Teen Girls Now Binge More Than Boys
Adolescent girls outdrink boys, says a new study—but the influence of older boys could be to blame.
Teenage girls are now slightly more likely to binge drink than teenage boys, according to a new study from New Zealand. Researchers from Massey University’s Social and Health Outcomes Research and Evaluation public health unit (SHORE) surveyed 2,000 people in all age groups and found that 28% of 16 and 17-year-old girls consumed at least eight drinks in one sitting last year, compared to 25% of boys in the same age range—nearly double the results from a 2004 study of the same age range. Meanwhile, the consumption of alcoholic drinks by boys in the same age range has decreased since the 2004 survey. However, experts suggest that the actual findings may be more complex, since the girls' drinking may be impacted by associations with older boys. Another factor that could skew the results is ready-to-drink (RTD) alcopops, which are often targeted towards young women.

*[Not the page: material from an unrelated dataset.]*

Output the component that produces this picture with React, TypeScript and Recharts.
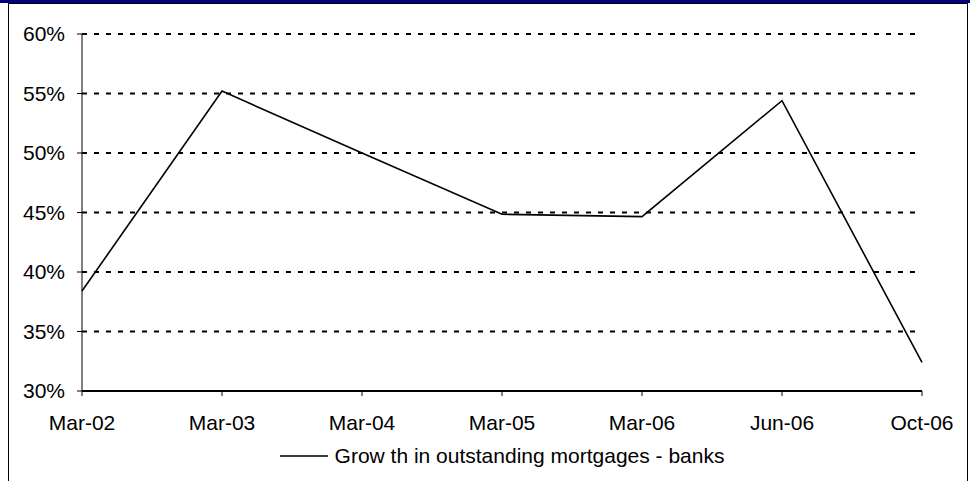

In fact, a new report found that RTD's make up 70% of the alcohol intake of girls between 14 and 17, and that people who drink RTDs usually drink more in one session than those drinking other types of booze. Also, research shows that men are actually more likely to binge drink than women once they are over 18. Says SHORE director Professor Sally Casswell: "Overall, women are still drinking only about one-third of the alcohol available in New Zealand so men are still drinking by far and away the majority of alcohol.”